Restate verbatim the lines between the one holding "Recreate this image" and the one holding "d3.scaleLinear().domain([0, 200]).range([m.bottom, m.top]);", both included, and no others.
--- EXTRACTED RECORDS ---
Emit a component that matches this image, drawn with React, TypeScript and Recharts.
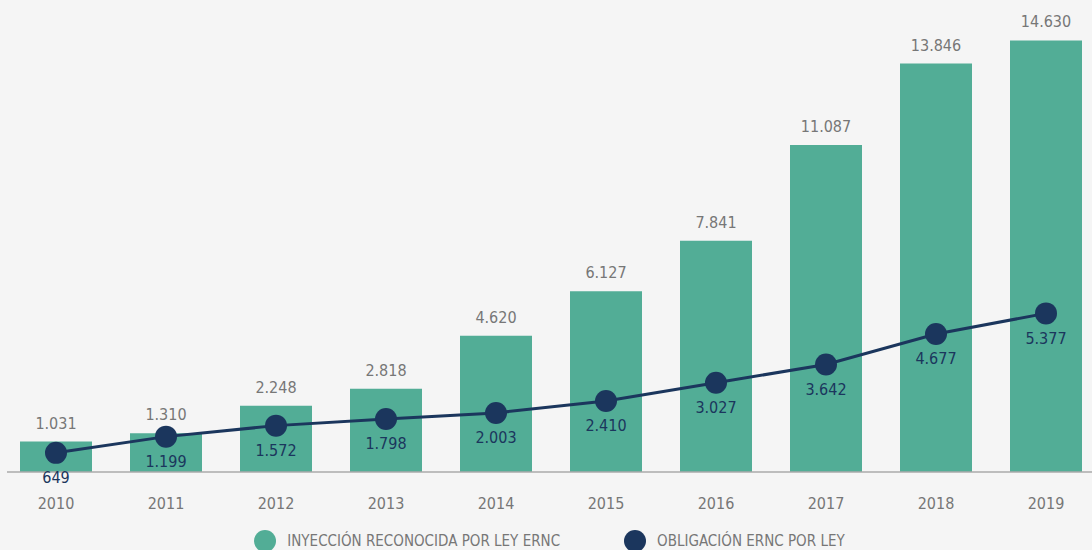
---
--- EXTRACTED RECORDS ---
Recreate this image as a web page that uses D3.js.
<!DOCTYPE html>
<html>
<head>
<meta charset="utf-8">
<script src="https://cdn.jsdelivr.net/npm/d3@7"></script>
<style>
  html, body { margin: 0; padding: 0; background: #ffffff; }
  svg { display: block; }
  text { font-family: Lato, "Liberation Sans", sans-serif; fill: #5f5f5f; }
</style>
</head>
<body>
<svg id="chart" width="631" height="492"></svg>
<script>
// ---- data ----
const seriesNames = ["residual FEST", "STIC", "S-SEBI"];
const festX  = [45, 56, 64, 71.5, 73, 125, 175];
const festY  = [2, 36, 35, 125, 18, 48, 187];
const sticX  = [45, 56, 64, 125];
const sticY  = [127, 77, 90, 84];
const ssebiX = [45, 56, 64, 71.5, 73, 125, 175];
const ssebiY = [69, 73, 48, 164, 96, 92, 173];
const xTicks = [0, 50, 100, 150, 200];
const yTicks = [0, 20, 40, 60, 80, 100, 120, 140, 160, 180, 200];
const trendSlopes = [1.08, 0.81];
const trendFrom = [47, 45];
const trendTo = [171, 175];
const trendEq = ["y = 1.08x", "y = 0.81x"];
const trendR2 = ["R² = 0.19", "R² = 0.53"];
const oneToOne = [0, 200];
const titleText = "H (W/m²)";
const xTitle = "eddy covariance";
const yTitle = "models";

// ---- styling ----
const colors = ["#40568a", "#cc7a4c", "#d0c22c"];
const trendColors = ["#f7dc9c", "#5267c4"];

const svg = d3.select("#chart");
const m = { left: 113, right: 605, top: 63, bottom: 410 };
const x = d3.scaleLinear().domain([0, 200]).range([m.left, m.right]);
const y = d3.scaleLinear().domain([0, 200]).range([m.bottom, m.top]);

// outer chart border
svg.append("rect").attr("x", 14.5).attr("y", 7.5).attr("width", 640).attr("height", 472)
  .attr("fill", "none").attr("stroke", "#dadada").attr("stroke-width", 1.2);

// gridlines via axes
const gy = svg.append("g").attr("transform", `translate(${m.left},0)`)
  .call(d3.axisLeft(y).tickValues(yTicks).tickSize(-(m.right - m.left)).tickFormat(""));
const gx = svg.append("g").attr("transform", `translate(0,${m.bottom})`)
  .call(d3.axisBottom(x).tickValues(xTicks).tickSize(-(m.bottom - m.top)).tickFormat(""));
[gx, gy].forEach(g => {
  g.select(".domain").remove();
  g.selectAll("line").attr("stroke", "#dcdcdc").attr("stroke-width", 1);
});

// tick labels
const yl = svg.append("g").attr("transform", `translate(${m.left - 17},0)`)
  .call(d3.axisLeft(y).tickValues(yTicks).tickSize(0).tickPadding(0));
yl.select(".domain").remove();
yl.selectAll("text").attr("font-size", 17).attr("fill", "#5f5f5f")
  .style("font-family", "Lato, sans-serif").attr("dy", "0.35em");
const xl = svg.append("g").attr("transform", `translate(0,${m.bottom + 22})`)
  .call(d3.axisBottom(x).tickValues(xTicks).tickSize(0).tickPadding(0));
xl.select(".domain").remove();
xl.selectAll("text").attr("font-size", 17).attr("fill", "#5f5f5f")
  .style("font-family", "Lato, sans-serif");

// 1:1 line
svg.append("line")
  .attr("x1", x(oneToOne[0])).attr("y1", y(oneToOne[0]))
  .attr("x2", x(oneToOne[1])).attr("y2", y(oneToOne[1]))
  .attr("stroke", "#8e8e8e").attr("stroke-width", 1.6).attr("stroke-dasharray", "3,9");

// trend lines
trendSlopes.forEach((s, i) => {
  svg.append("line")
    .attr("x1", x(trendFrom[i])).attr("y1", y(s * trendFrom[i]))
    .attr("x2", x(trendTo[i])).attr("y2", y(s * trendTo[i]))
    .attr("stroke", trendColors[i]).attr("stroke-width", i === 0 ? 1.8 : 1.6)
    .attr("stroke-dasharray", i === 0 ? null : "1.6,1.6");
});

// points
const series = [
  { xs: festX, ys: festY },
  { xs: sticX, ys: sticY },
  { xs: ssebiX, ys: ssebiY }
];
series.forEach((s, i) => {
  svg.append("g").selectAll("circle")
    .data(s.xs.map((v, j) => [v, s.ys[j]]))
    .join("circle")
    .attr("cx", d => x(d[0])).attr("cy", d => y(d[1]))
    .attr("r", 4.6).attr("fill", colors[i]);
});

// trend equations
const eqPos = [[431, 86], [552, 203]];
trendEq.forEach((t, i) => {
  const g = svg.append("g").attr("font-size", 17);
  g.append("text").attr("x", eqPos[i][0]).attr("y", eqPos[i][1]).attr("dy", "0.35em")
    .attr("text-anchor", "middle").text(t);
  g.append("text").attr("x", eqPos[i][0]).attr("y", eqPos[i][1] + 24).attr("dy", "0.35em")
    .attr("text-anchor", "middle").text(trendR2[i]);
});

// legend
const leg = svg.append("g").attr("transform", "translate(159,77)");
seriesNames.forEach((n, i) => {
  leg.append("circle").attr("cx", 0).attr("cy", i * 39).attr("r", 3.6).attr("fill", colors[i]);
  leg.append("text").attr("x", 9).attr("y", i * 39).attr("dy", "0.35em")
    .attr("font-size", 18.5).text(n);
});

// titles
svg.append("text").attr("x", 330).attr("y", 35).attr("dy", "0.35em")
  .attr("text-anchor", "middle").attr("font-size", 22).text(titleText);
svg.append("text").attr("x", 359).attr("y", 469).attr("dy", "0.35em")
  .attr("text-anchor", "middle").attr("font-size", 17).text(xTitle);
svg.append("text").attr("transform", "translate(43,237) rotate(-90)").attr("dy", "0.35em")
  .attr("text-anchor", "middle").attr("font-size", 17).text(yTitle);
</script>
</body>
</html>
---
ANSWER TO THIS TASK:
Recreate this image as a web page that uses D3.js.
<!DOCTYPE html>
<html>
<head>
<meta charset="utf-8">
<script src="https://cdn.jsdelivr.net/npm/d3@7"></script>
<style>
  html, body { margin: 0; padding: 0; background: #ffffff; }
  svg { display: block; }
  text { font-family: Lato, "Liberation Sans", sans-serif; fill: #5f5f5f; }
</style>
</head>
<body>
<svg id="chart" width="631" height="492"></svg>
<script>
// ---- data ----
const seriesNames = ["residual FEST", "STIC", "S-SEBI"];
const festX  = [45, 56, 64, 71.5, 73, 125, 175];
const festY  = [2, 36, 35, 125, 18, 48, 187];
const sticX  = [45, 56, 64, 125];
const sticY  = [127, 77, 90, 84];
const ssebiX = [45, 56, 64, 71.5, 73, 125, 175];
const ssebiY = [69, 73, 48, 164, 96, 92, 173];
const xTicks = [0, 50, 100, 150, 200];
const yTicks = [0, 20, 40, 60, 80, 100, 120, 140, 160, 180, 200];
const trendSlopes = [1.08, 0.81];
const trendFrom = [47, 45];
const trendTo = [171, 175];
const trendEq = ["y = 1.08x", "y = 0.81x"];
const trendR2 = ["R² = 0.19", "R² = 0.53"];
const oneToOne = [0, 200];
const titleText = "H (W/m²)";
const xTitle = "eddy covariance";
const yTitle = "models";

// ---- styling ----
const colors = ["#40568a", "#cc7a4c", "#d0c22c"];
const trendColors = ["#f7dc9c", "#5267c4"];

const svg = d3.select("#chart");
const m = { left: 113, right: 605, top: 63, bottom: 410 };
const x = d3.scaleLinear().domain([0, 200]).range([m.left, m.right]);
const y = d3.scaleLinear().domain([0, 200]).range([m.bottom, m.top]);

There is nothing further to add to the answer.